Grüne und FDP, die beiden anderen Oppositionsparteien, reagierten entsetzt auf die Personalquerelen in der Union. Grünen-Fraktionschefin Franziska Eichstädt-Bohlig hält nach dem wahrscheinlichen Rückzug Pflügers aus der Berliner Politik „eine Zusammenarbeit mit der CDU nicht mehr für denkbar und greifbar“. FDP-Fraktionschef Martin Lindner hofft noch auf eine weitere „inhaltliche Öffnung der Union gegenüber der FDP und den Grünen“. Hierfür gebe es ansehnliche Leute wie den früheren Finanzsenator Peter Kurth oder die Bundestagsabgeordnete Monika Grütters.
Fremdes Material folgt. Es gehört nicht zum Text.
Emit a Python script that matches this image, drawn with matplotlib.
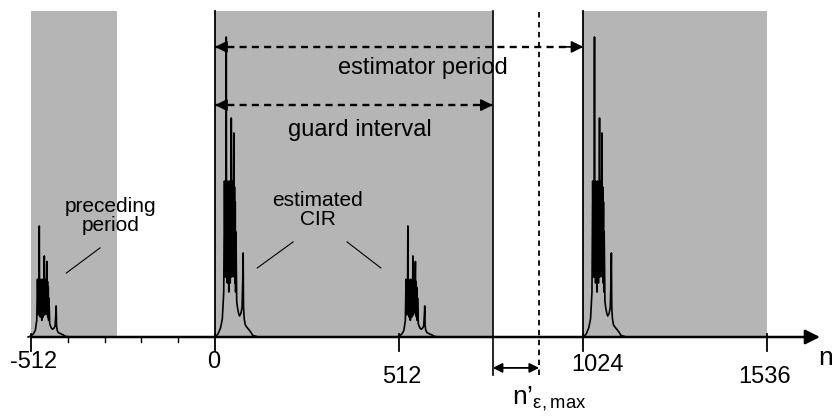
import numpy as np
import matplotlib
matplotlib.use("Agg")
import matplotlib.pyplot as plt

plt.rcParams['font.family'] = ['Liberation Sans', 'DejaVu Sans']
plt.rcParams['mathtext.fontset'] = 'custom'
plt.rcParams['mathtext.rm'] = 'Liberation Sans'

# Dữ liệu
tick_vals = [-512, 0, 512, 1024, 1536]
tick_labels = ["-512", "0", "512", "1024", "1536"]
minor_ticks = [-409.6, -307.2, -204.8, -102.4]

# vùng tô xám (bắt đầu / kết thúc)
shade_start = [-512, 0, 1024]
shade_end = [-272, 772, 1536]

guard_end = 772
eps_max_end = 901
estimator_end = 1024

# đáp ứng kênh ước lượng (CIR), trễ và biên độ chuẩn hoá
cir_n = [0, 8, 15, 20, 24, 26, 28, 29, 30, 31, 32, 33, 34, 35, 36, 37, 38, 39,
         40, 41, 42, 43, 44, 45, 46, 47, 48, 49, 50, 51, 52, 53, 54, 55, 56, 57,
         58, 60, 62, 65, 68, 72, 75, 77, 78, 79, 81, 84, 90, 97, 105, 120]
cir_h = [0.0, 0.01, 0.03, 0.06, 0.15, 0.52, 0.2, 0.5, 0.25, 1.0, 0.2, 0.52,
         0.18, 0.5, 0.22, 0.48, 0.15, 0.52, 0.2, 0.45, 0.18, 0.5, 0.25, 0.73,
         0.2, 0.52, 0.3, 0.5, 0.22, 0.48, 0.68, 0.2, 0.5, 0.18, 0.45, 0.15,
         0.35, 0.12, 0.1, 0.08, 0.07, 0.08, 0.1, 0.2, 0.28, 0.1, 0.06, 0.04,
         0.03, 0.02, 0.005, 0.0]
cluster_shift = [-520, 0, 505, 1024]
cluster_scale = [0.37, 1.0, 0.37, 1.0]

fig = plt.figure(figsize=(8.32, 4.16), dpi=100)
ax = fig.add_axes([0, 0, 1, 1])
ax.set_xlim(-598.2, 1715.5)
ax.set_ylim(-0.2633, 1.1233)
ax.axis('off')

top = 1.087
gray = '#b5b5b5'

# vùng xám
for s, e in zip(shade_start, shade_end):
    ax.fill_between([s, e], 0, top, color=gray, lw=0, zorder=1)

# các cụm CIR
n = np.array(cir_n)
h = np.array(cir_h)
for sh, sc in zip(cluster_shift, cluster_scale):
    ax.plot(n + sh, h * sc, color='k', lw=1.2, zorder=3)

# đường dọc
ax.plot([0, 0], [0, top], color='k', lw=1.3, zorder=4)
ax.plot([estimator_end, estimator_end], [0, top], color='k', lw=1.3, zorder=4)
ax.plot([guard_end, guard_end], [-0.127, top], color='k', lw=1.2, zorder=4)
ax.plot([eps_max_end, eps_max_end], [-0.127, top], color='k', lw=1.3,
        ls=(0, (3, 2.5)), zorder=4)

# trục hoành có mũi tên
ax.annotate('', xy=(1682, 0), xytext=(-512, 0),
            arrowprops=dict(arrowstyle='-|>', color='k', lw=1.8,
                            mutation_scale=22, shrinkA=0, shrinkB=0),
            zorder=5)
for t in tick_vals:
    ax.plot([t, t], [0.01, -0.045], color='k', lw=1.3, zorder=5)
for t in minor_ticks:
    ax.plot([t, t], [0.0, -0.015], color='k', lw=1.0, zorder=5)

label_y = [-0.083, -0.083, -0.133, -0.093, -0.133]
label_dx = [8, -3, 8, 38, -7]
for t, lab, ly, dx in zip(tick_vals, tick_labels, label_y, label_dx):
    ax.text(t + dx, ly, lab, ha='center', va='center', fontsize=17)


def dashed_arrow(x0, x1, y):
    # đường nét đứt với hai đầu mũi tên đặc
    ax.plot([x0, x1], [y, y], color='k', lw=1.7, ls=(0, (3, 2.2)), zorder=6)
    ax.annotate('', xy=(x0, y), xytext=(x0 + 50, y),
                arrowprops=dict(arrowstyle='-|>', color='k', lw=1.2,
                                mutation_scale=18, shrinkA=0, shrinkB=0),
                zorder=6)
    ax.annotate('', xy=(x1, y), xytext=(x1 - 50, y),
                arrowprops=dict(arrowstyle='-|>', color='k', lw=1.2,
                                mutation_scale=18, shrinkA=0, shrinkB=0),
                zorder=6)


dashed_arrow(0, estimator_end, 0.967)
dashed_arrow(0, guard_end, 0.773)

ax.text(578, 0.897, "estimator period", ha='center', va='center', fontsize=17)
ax.text(403, 0.69, "guard interval", ha='center', va='center', fontsize=17)

# mũi tên n'
ax.annotate('', xy=(guard_end, -0.103), xytext=(eps_max_end, -0.103),
            arrowprops=dict(arrowstyle='<|-|>', color='k', lw=1.3,
                            mutation_scale=14, shrinkA=0, shrinkB=0),
            zorder=6)
ax.text(826, -0.222, r"n’$_{\mathrm{ε,max}}$", ha='left', va='baseline',
        fontsize=19)
ax.text(1676, -0.07, "n’", ha='left', va='center', fontsize=19)

# chú thích
ax.text(-290, 0.403, "preceding\nperiod", ha='center', va='center',
        fontsize=15, linespacing=1.0)
ax.plot([-414, -320], [0.213, 0.297], color='k', lw=0.8, zorder=6)
ax.text(286, 0.423, "estimated\nCIR", ha='center', va='center',
        fontsize=15, linespacing=1.0)
ax.plot([117, 217], [0.23, 0.317], color='k', lw=0.8, zorder=6)
ax.plot([367, 461], [0.317, 0.23], color='k', lw=0.8, zorder=6)

fig.savefig("out.png", dpi=100)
Ansonsten befürchtet aber auch Lindner, dass die Berliner CDU „bald keine Rolle mehr spielt und das Schicksal der sächsischen SPD teilt“. Der SPD-Landeschef Michael Müller sprach von einem „absurden, unwürdigen Schauspiel“. Damit werde die Union ihrer Verantwortung als Volkspartei nicht mehr gerecht.

Nach aktuellen Meinungsumfragen liegt die Union in der Hauptstadt bei 21 Prozent der Wählerstimmen. Seit vier Jahren kommt die Partei bei Sonntagsfragen nicht mehr über 30 Prozent. Pflüger selbst, der im Juli 2006 auf einem CDU-Landesparteitag zum Spitzenkandidaten gekürt wurde, landet bei Umfragen mit seinen Beliebtheitswerten regelmäßig auf den hintersten Plätzen. Nach dem Scheitern des Volksbegehrens zum Flughafen Tempelhof, das Pflüger stark unterstützte, wurde die innerparteiliche Kritik am CDU-Fraktionschef lauter. Sie wurde begleitet von dem Richtungsstreit um eine Jamaika-Koalition für Berlin, die vielen Parteimitgliedern suspekt ist. Sollte Pflüger den Fraktionsvorsitz abgeben, könnte der konservative Innenpolitiker und CDU-Generalsekretär Frank Henkel den wichtigen Posten übernehmen.